As if capitalism were not enoughthere is also Catholicism. Koch-Grunberg and his indigenous traveling companions come across a Spanish mission. This is not the mission of the famous movie by that name where Jesuit fathers supposedly protected the indigenous. The friar in this film whips the boys who live there to stop them from speaking their native languages—the languages of the devil—and to force them to give up the practices of their indigenous culture. Schultes’ indigenous assistant interrupts a whipping, kills the priest, and they flee in their boat. But thirty years later, when Schultes and Karakamate come on the same village, we see that the one of the boys has grown up, declared himself the messiah king, and is reigning over the others in a bizarre community. The whole scene—indebted to Joseph Conrad’s Heart of Darkness and to Francis Ford Coppola’s Apocalypse Now—shows us the impact of civilization on the indigenous. Schultes and Karamakate are taken prisoner, but Karamakate cures the messiah’s wife, sick with leishmaniasis, then an orgy of cannibalism ensues as the messiah invites his followers to eat him.
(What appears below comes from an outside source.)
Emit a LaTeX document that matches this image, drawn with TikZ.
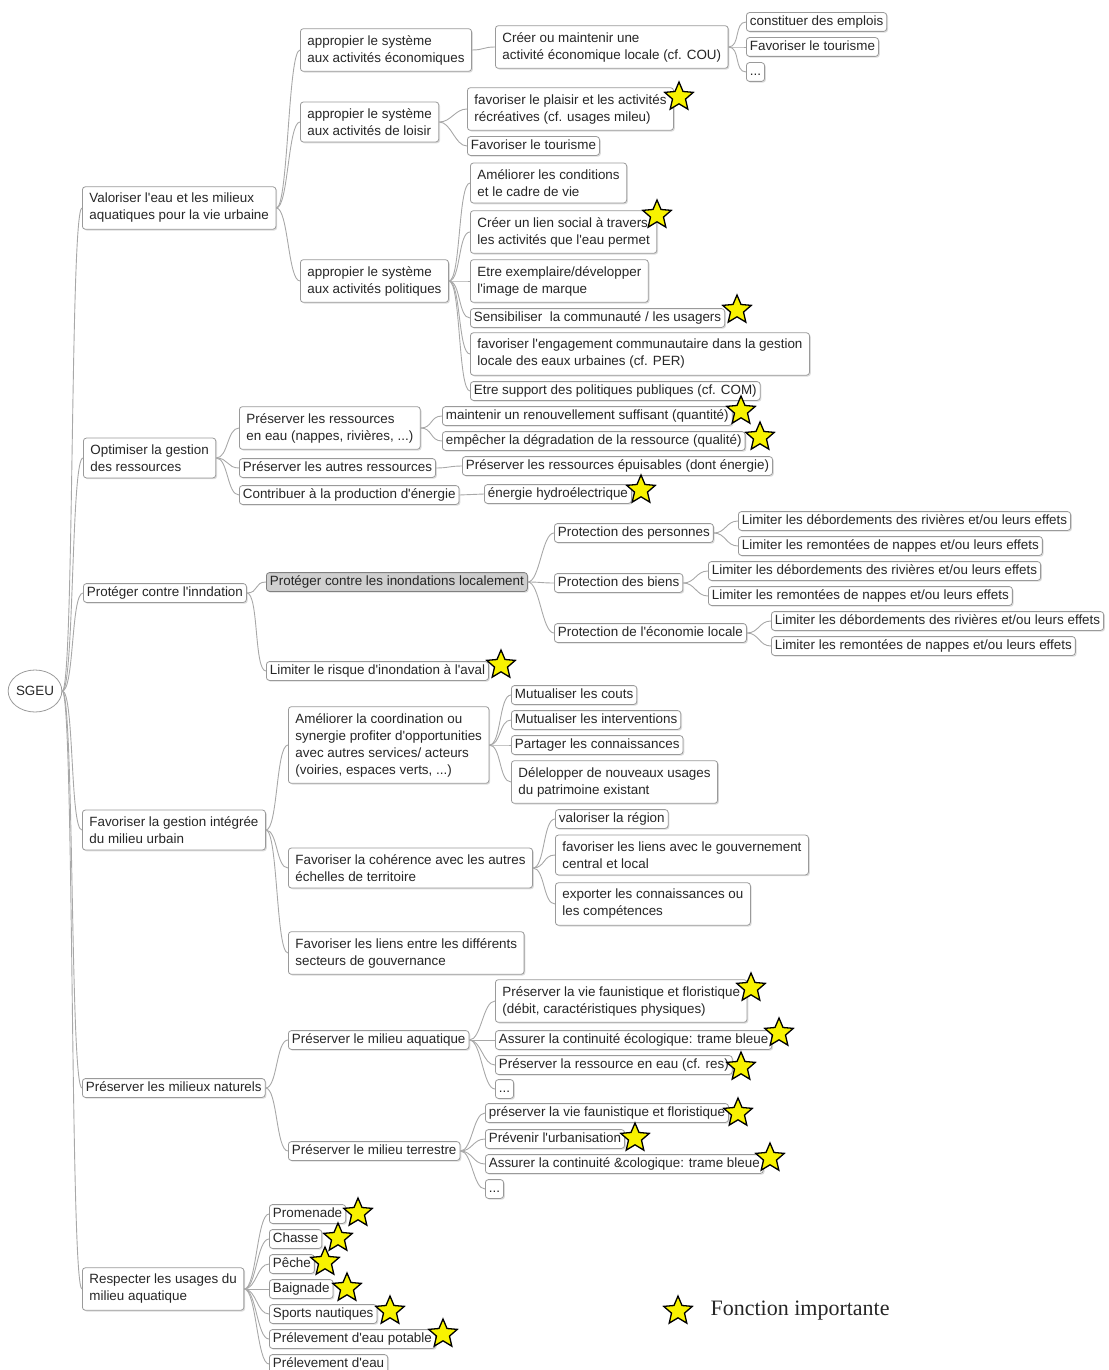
\documentclass[tikz,border=0pt]{standalone}
\usepackage{fontspec}
\setmainfont{Liberation Sans}[Ligatures=TeXOff]
\newfontfamily\legendfont{Liberation Serif}
\usetikzlibrary{shapes.geometric,shadows}
\definecolor{txt}{HTML}{262626}
\definecolor{bord}{HTML}{9A9A9A}
\definecolor{conncol}{HTML}{A8A8A8}
\definecolor{staryellow}{HTML}{F8F200}
\definecolor{hilite}{HTML}{CFCFCF}
\begin{document}
\begin{tikzpicture}[x=1pt,y=-1pt,
  basebox/.style={draw=bord, rounded corners=3pt, anchor=west,
    font=\fontsize{13.4}{17}\selectfont, text=txt, fill=white, line width=0.8pt,
    drop shadow={shadow xshift=1.3pt, shadow yshift=-1.3pt, fill=black!30, opacity=0.45}},
  box/.style={basebox, inner xsep=3.5pt, inner ysep=3.2pt, text height=9.6pt, text depth=2.8pt},
  mbox/.style={basebox, align=left, inner xsep=7pt, inner ysep=6.5pt},
  conn/.style={draw=conncol, line width=0.9pt},
  imp/.style={star, star points=5, star point ratio=2.2, minimum size=30pt, inner sep=0pt,
    draw=black, line width=1.3pt, fill=staryellow}]
\useasboundingbox (0,0) rectangle (1108,1370);

% root
\node[ellipse, draw=bord, line width=0.8pt, minimum width=51pt, minimum height=42pt, inner sep=0pt,
  font=\fontsize{13.4}{17}\selectfont, text=txt] (root) at (35,691) {SGEU};

% level 1
\node[mbox] (a) at (82,208) {Valoriser l'eau et les milieux\\aquatiques pour la vie urbaine};
\node[mbox] (b) at (83,458) {Optimiser la gestion\\des ressources};
\node[box]  (c) at (83,593) {Protéger contre l'inndation};
\node[mbox] (d) at (82,830) {Favoriser la gestion intégrée\\du milieu urbain};
\node[box]  (e) at (82,1088) {Préserver les milieux naturels};
\node[mbox] (f) at (82,1289) {Respecter les usages du\\milieu aquatique};

% branch a
\node[mbox] (a1) at (300,50) {appropier le système\\aux activités économiques};
\node[mbox] (a2) at (300,122) {appropier le système\\aux activités de loisir};
\node[mbox] (a3) at (300,281) {appropier le système\\aux activités politiques};
\node[mbox] (a11) at (495,47) {Créer ou maintenir une\\activité économique locale (cf. COU)};
\node[box] (a111) at (746,22) {constituer des emplois};
\node[box] (a112) at (746,47) {Favoriser le tourisme};
\node[box] (a113) at (746,72) {...};
\node[mbox] (a21) at (467,109) {favoriser le plaisir et les activités\\récréatives (cf. usages mileu)};
\node[box] (a22) at (467,146) {Favoriser le tourisme};
\node[mbox] (a31) at (470,183) {Améliorer les conditions\\et le cadre de vie};
\node[mbox] (a32) at (470,232) {Créer un lien social à travers\\les activités que l'eau permet};
\node[mbox] (a33) at (470,281) {Etre exemplaire/développer\\l'image de marque};
\node[box] (a34) at (470,318) {Sensibiliser \ la communauté / les usagers};
\node[mbox] (a35) at (470,354) {favoriser l'engagement communautaire dans la gestion\\locale des eaux urbaines (cf. PER)};
\node[box] (a36) at (470,391) {Etre support des politiques publiques (cf. COM)};

% branch b
\node[mbox] (b1) at (239,428) {Préserver les ressources\\en eau (nappes, rivières, ...)};
\node[box] (b11) at (442,416) {maintenir un renouvellement suffisant (quantité)};
\node[box] (b12) at (442,441) {empêcher la dégradation de la ressource (qualité)};
\node[box] (b2) at (239,468) {Préserver les autres ressources};
\node[box] (b21) at (462,466) {Préserver les ressources épuisables (dont énergie)};
\node[box] (b3) at (239,495) {Contribuer à la production d'énergie};
\node[box] (b31) at (484,494) {énergie hydroélectrique};

% branch c
\node[box, fill=hilite, draw=gray] (c1) at (266,582) {Protéger contre les inondations localement};
\node[box] (c11) at (554,533) {Protection des personnes};
\node[box] (c111) at (738,521) {Limiter les débordements des rivières et/ou leurs effets};
\node[box] (c112) at (738,546) {Limiter les remontées de nappes et/ou leurs effets};
\node[box] (c12) at (554,583) {Protection des biens};
\node[box] (c121) at (708,571) {Limiter les débordements des rivières et/ou leurs effets};
\node[box] (c122) at (708,596) {Limiter les remontées de nappes et/ou leurs effets};
\node[box] (c13) at (554,633) {Protection de l'économie locale};
\node[box] (c131) at (771,621) {Limiter les débordements des rivières et/ou leurs effets};
\node[box] (c132) at (771,646) {Limiter les remontées de nappes et/ou leurs effets};
\node[box] (c2) at (266,671) {Limiter le risque d'inondation à l'aval};

% branch d
\node[mbox] (d1) at (288,745) {Améliorer la coordination ou\\synergie profiter d'opportunities\\avec autres services/ acteurs\\(voiries, espaces verts, ...)};
\node[box] (d11) at (511,695) {Mutualiser les couts};
\node[box] (d12) at (511,720) {Mutualiser les interventions};
\node[box] (d13) at (511,745) {Partager les connaissances};
\node[mbox] (d14) at (511,782) {Délelopper de nouveaux usages\\du patrimoine existant};
\node[mbox] (d2) at (288,868) {Favoriser la cohérence avec les autres\\échelles de territoire};
\node[box] (d21) at (555,819) {valoriser la région};
\node[mbox] (d22) at (555,855) {favoriser les liens avec le gouvernement\\central et local};
\node[mbox] (d23) at (555,904) {exporter les connaissances ou\\les compétences};
\node[mbox] (d3) at (288,953) {Favoriser les liens entre les différents\\secteurs de gouvernance};

% branch e
\node[box] (e1) at (288,1040) {Préserver le milieu aquatique};
\node[mbox] (e11) at (495,1001) {Préserver la vie faunistique et floristique\\(débit, caractéristiques physiques)};
\node[box] (e12) at (495,1040) {Assurer la continuité écologique: trame bleue};
\node[box] (e13) at (495,1065) {Préserver la ressource en eau (cf. res)};
\node[box] (e14) at (495,1089) {...};
\node[box] (e2) at (288,1151) {Préserver le milieu terrestre};
\node[box] (e21) at (485,1113) {préserver la vie faunistique et floristique};
\node[box] (e22) at (485,1139) {Prévenir l'urbanisation};
\node[box] (e23) at (485,1164) {Assurer la continuité \&cologique: trame bleue};
\node[box] (e24) at (485,1189) {...};

% branch f
\node[box] (f1) at (269,1214) {Promenade};
\node[box] (f2) at (269,1239) {Chasse};
\node[box] (f3) at (269,1264) {Pêche};
\node[box] (f4) at (269,1289) {Baignade};
\node[box] (f5) at (269,1314) {Sports nautiques};
\node[box] (f6) at (269,1339) {Prélevement d'eau potable};
\node[box] (f7) at (269,1364) {Prélevement d'eau};

% connectors
\foreach \p/\c in {root/a,root/b,root/c,root/d,root/e,root/f,
  a/a1,a/a2,a/a3,a1/a11,a11/a111,a11/a112,a11/a113,a2/a21,a2/a22,
  a3/a31,a3/a32,a3/a33,a3/a34,a3/a35,a3/a36,
  b/b1,b/b2,b/b3,b1/b11,b1/b12,b2/b21,b3/b31,
  c/c1,c/c2,c1/c11,c1/c12,c1/c13,c11/c111,c11/c112,c12/c121,c12/c122,c13/c131,c13/c132,
  d/d1,d/d2,d/d3,d1/d11,d1/d12,d1/d13,d1/d14,d2/d21,d2/d22,d2/d23,
  e/e1,e/e2,e1/e11,e1/e12,e1/e13,e1/e14,e2/e21,e2/e22,e2/e23,e2/e24,
  f/f1,f/f2,f/f3,f/f4,f/f5,f/f6,f/f7}
  \draw[conn] (\p.east) .. controls +(12,0) and +(-12,0) .. (\c.west);

% important stars
\node[imp] (s1) at (679,97) {};
\node[imp] (s2) at (657,215) {};
\node[imp] (s3) at (737,310) {};
\node[imp] (s4) at (741,411) {};
\node[imp] (s5) at (760,437) {};
\node[imp] (s6) at (641,490) {};
\node[imp] (s7) at (501,665) {};
\node[imp] (s8) at (751,988) {};
\node[imp] (s9) at (779,1033) {};
\node[imp] (s10) at (741,1067) {};
\node[imp] (s11) at (738,1113) {};
\node[imp] (s12) at (635,1138) {};
\node[imp] (s13) at (770,1158) {};
\node[imp] (s14) at (358,1213) {};
\node[imp] (s15) at (338,1238) {};
\node[imp] (s16) at (325,1262) {};
\node[imp] (s17) at (347,1288) {};
\node[imp] (s18) at (390,1311) {};
\node[imp] (s19) at (443,1334) {};

% legend
\node[imp] (legstar) at (678,1311) {};
\node[anchor=west, font=\legendfont\fontsize{22}{24}\selectfont, text=black!85] (legtext) at (707,1311) {Fonction importante};
\end{tikzpicture}
\end{document}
The Catholic priests and rubber barons have destroyed the old culture, but in its place we find a misbegotten societyneither at home in the natural world nor a modern civilization—corrupt, degenerate, and violent.

Watching this remarkable film, one thinks, “What a horror it has been, civilization.” But there is no turning back to the world of the indigenous either, back to what Marx and Engels called “primitive communism.” We have to go forward, working to return to the world some of the balance and the beauty of our beginnings. Some of the humanity.


[1] Schultes, who spent nine years in the Amazon and discovered some 30,000 plants, would later return to Harvard University and write his best-selling Plants of the Gods: Origins of Hallucinogenic Use (1979), though he never became as famous as his colleague Timothy Leary. And unlike Aldous Huxley, Leary, and William Burroughs who claimed that drugs such as peyote, ayahuasca, and LSD brought them religious experiences, Schultes, always the scientist was more matter of fact. When Burroughs described ayahuasca as having been a profound metaphysical experience, Schultes—always the rational scientist, replied dryly, “That’s funny, Bill, all I saw was colors.”